I found joins to be even worse. They either worked right away, or required an hour of messing around with to figure out what magic options needed to be passed. I'm sure this is lack of experience/knowledge on it, but we found the learning curve to be VERY high. This included stuff like when we changed a join from using one index to another (that included some other data) the join would have to be changed dramatically, and it never seemed obvious why. In several cases it go to the point where we'd just run two queries and do the join in (trivial) .NET code. Not coincidentally, this is also where we were starting to have serious conversations about moving away.

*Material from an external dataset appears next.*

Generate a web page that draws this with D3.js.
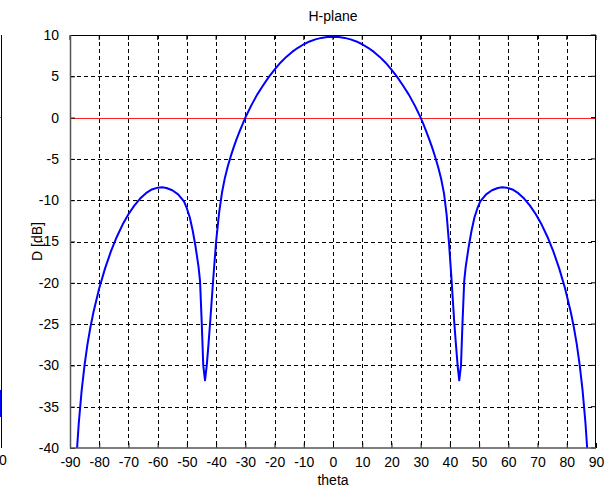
<!DOCTYPE html>
<html>
<head>
<meta charset="utf-8">
<script src="https://cdn.jsdelivr.net/npm/d3@7"></script>
<style>
  body { margin: 0; background: #fff; }
  text { font-family: "Liberation Sans", Arial, sans-serif; font-size: 14px; fill: #000; }
</style>
</head>
<body>
<script>
// Values (theta in degrees, D in dB)

var theta = [-89, -88, -87.5, -87, -86, -85, -84, -83, -82, -80, -78, -76, -74, -72, -70, -68, -66, -64, -62, -60, -58.5, -57, -55, -53, -51, -50, -49, -48, -47, -46, -45.5, -44.9, -44.4, -43.8, -43.2, -42.6, -42, -41, -40, -39, -38, -37, -36, -35, -34, -33, -32, -31,
  -30, -28, -26, -24, -22, -20, -18, -16, -14, -12, -10, -8, -6, -4, -2, 0, 2, 4, 6, 8, 10, 12, 14, 16, 18, 20, 22, 24, 26, 28,
  30, 31, 32, 33, 34, 35, 36, 37, 38, 38.9, 39.7, 40.6, 41.5, 42.1, 42.7, 43.2, 43.8, 44.3, 44.9, 45.4, 46.4, 47.4, 48.4, 49.4, 50.4, 52.4, 54.4, 56.4, 57.9, 59.4, 61.4, 63.4, 65.4, 67.4, 69.4, 71.4, 73.4, 75.4, 77.4, 79.4, 81.4, 82.4, 83.4, 84.4, 85.4, 86.4, 86.9, 87.4, 88.4];

var dB = [-51, -42.5, -39.6, -37.0, -33.0, -29.9, -27.4, -25.35, -23.6, -20.65, -18.25, -16.2, -14.45, -12.95, -11.7, -10.65, -9.8, -9.15, -8.7, -8.48, -8.44, -8.52, -8.8, -9.3, -10.15, -11.0, -12.1, -13.7, -15.7, -18.1, -19.8, -25, -30, -31.8, -30, -27.4, -24.6, -19.6, -15.0, -11.6, -9.1, -7.3, -5.9, -4.7, -3.6, -2.6, -1.7, -0.85,
  0, 1.45, 2.75, 3.85, 4.9, 5.82, 6.65, 7.35, 7.95, 8.45, 8.88, 9.22, 9.47, 9.65, 9.76, 9.8, 9.76, 9.65, 9.47, 9.22, 8.88, 8.45, 7.95, 7.35, 6.65, 5.82, 4.9, 3.85, 2.75, 1.45,
  0, -0.85, -1.75, -2.7, -3.7, -4.8, -6.0, -7.4, -9.2, -11.8, -15.2, -19.8, -24.8, -27.6, -30.2, -31.8, -30.0, -25.0, -19.8, -18.1, -15.7, -13.7, -12.1, -11.0, -10.15, -9.3, -8.8, -8.52, -8.44, -8.48, -8.7, -9.15, -9.8, -10.65, -11.7, -12.95, -14.45, -16.2, -18.25, -20.65, -23.6, -25.35, -27.4, -29.9, -33.0, -37.0, -39.6, -42.5, -51];

var xTicks = [-90, -80, -70, -60, -50, -40, -30, -20, -10, 0, 10, 20, 30, 40, 50, 60, 70, 80, 90];
var yTicks = [10, 5, 0, -5, -10, -15, -20, -25, -30, -35, -40];

var margin = {top: 35, right: 10, bottom: 41, left: 70},
    width = 606 - margin.left - margin.right,
    height = 489 - margin.top - margin.bottom;

var svg = d3.select("body")
    .append("svg")
    .attr("width", 606)
    .attr("height", 489);

// bit of the neighbouring subplot cut off at the left edge
var edge = svg.append("g");
edge.append("line").attr("x1", 1.5).attr("x2", 1.5).attr("y1", 35).attr("y2", 448)
    .attr("stroke", "#000").attr("stroke-width", 1);
edge.append("line").attr("x1", 0).attr("x2", 1).attr("y1", 117.5).attr("y2", 117.5)
    .attr("stroke", "#f33").attr("stroke-width", 1);
edge.append("line").attr("x1", 0.5).attr("x2", 0.5).attr("y1", 390).attr("y2", 417)
    .attr("stroke", "#00f").attr("stroke-width", 1);
edge.append("text").attr("x", -1).attr("y", 465).text("0");

var g = svg.append("g")
    .attr("transform", "translate(" + margin.left + "," + margin.top + ")");

var xScale = d3.scaleLinear().domain([-90, 90]).range([0, width]),
    yScale = d3.scaleLinear().domain([-40, 10]).range([height, 0]);

// dashed grid
g.append("g")
    .selectAll("line")
    .data(xTicks.slice(1, -1))
    .enter().append("line")
      .attr("x1", function(d) { return Math.round(xScale(d)) + 0.5; })
      .attr("x2", function(d) { return Math.round(xScale(d)) + 0.5; })
      .attr("y1", 0).attr("y2", height)
      .attr("stroke", "#000").attr("stroke-dasharray", "4,3");

g.append("g")
    .selectAll("line")
    .data(yTicks.slice(1, -1))
    .enter().append("line")
      .attr("x1", 0).attr("x2", width)
      .attr("y1", function(d) { return Math.round(yScale(d)) + 0.5; })
      .attr("y2", function(d) { return Math.round(yScale(d)) + 0.5; })
      .attr("stroke", "#000").attr("stroke-dasharray", "4,3");

// 0 dB reference line
g.append("line")
    .attr("x1", 0).attr("x2", width)
    .attr("y1", Math.round(yScale(0)) + 0.5).attr("y2", Math.round(yScale(0)) + 0.5)
    .attr("stroke", "#f22").attr("stroke-width", 1);

// pattern curve
g.append("clipPath").attr("id", "clip")
  .append("rect").attr("width", width).attr("height", height);

var line = d3.line()
    .x(function(d) { return xScale(d[0]); })
    .y(function(d) { return yScale(d[1]); });

g.append("path")
    .datum(d3.zip(theta, dB))
    .attr("clip-path", "url(#clip)")
    .attr("d", line)
    .attr("fill", "none")
    .attr("stroke", "#0000ff")
    .attr("stroke-width", 2)
    .attr("stroke-linejoin", "round");

// axes (ticks inside, like matlab)
var fmt = function(d) { return String(d); };
var xAxis = d3.axisBottom(xScale).tickValues(xTicks).tickFormat(fmt).tickSize(-5).tickPadding(9);
var yAxis = d3.axisLeft(yScale).tickValues(yTicks).tickFormat(fmt).tickSize(-5).tickPadding(11);

var gx = g.append("g")
    .attr("transform", "translate(0," + height + ")")
    .call(xAxis);
var gy = g.append("g").call(yAxis);

[gx, gy].forEach(function(a) {
  a.select(".domain").remove();
  a.selectAll("line").attr("stroke", "#000");
  a.selectAll("text").attr("font-size", 14).attr("font-family", "Liberation Sans, Arial, sans-serif");
});

// top & right ticks
g.append("g").selectAll("line").data(xTicks).enter().append("line")
    .attr("x1", function(d) { return xScale(d); }).attr("x2", function(d) { return xScale(d); })
    .attr("y1", 0).attr("y2", 5).attr("stroke", "#000");
g.append("g").selectAll("line").data(yTicks).enter().append("line")
    .attr("x1", width).attr("x2", width - 5)
    .attr("y1", function(d) { return yScale(d); }).attr("y2", function(d) { return yScale(d); })
    .attr("stroke", "#000");

// box
g.append("line").attr("x1", 0).attr("x2", width).attr("y1", 0.5).attr("y2", 0.5).attr("stroke", "#000");
g.append("line").attr("x1", width - 0.5).attr("x2", width - 0.5).attr("y1", 0).attr("y2", height).attr("stroke", "#000");
g.append("line").attr("x1", 0.5).attr("x2", 0.5).attr("y1", 0).attr("y2", height + 0.5)
    .attr("stroke", "#555").attr("stroke-width", 1.5);
g.append("line").attr("x1", 0).attr("x2", width).attr("y1", height).attr("y2", height)
    .attr("stroke", "#555").attr("stroke-width", 1.5);

// labels
g.append("text")
    .attr("x", width / 2).attr("y", -14)
    .attr("text-anchor", "middle")
    .style("font-size", "14px")
    .text("H-plane");

g.append("text")
    .attr("x", width / 2).attr("y", height + 37)
    .attr("text-anchor", "middle")
    .style("font-size", "14px")
    .text("theta");

g.append("text")
    .attr("transform", "rotate(-90)")
    .attr("x", -height / 2).attr("y", -28)
    .attr("text-anchor", "middle")
    .style("font-size", "14px")
    .text("D [dB]");
</script>
</body>
</html>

At one point our ops team accidentally put the main database on the (slow) system drive instead of the SSD-backed storage. This wasn't immediately obvious, until it started timing out and doing other strange things. Essentially, when you hit load limits, it just acts badly and doesn't tell you what's wrong. We only figured this out from looking at I/O graphs and seeing the system drive maxed out.
Stale indexing really is a big problem. We may have been misusing this feature, but we had an index that gave a list of objects that included counts and some other data from inside each document, and this was used as the main UI list. Because sometimes it would go stale, you'd add an object, then go back to the list and it wouldn't be there. Telling it to wait for non-stale is okay, when indexing is working, but when you have some of the other problems we had you end up with a useless system.
So I'm sure a lot of this can be chalked up to using it wrong or not being educated enough.. but that is also a documentation issue. I don't often feel stupid when I use products like this, but I did get that feeling often from RavenDB.
The combination of bad situations we got into (eg: "ANOTHER problem with RavenDB? Why are we still using this thing?") and the fact it was not a core business system or product for us was what basically lead to us moving away: we felt we were spending more time fighting RavenDB problems than we were supposedly saving by using SQL.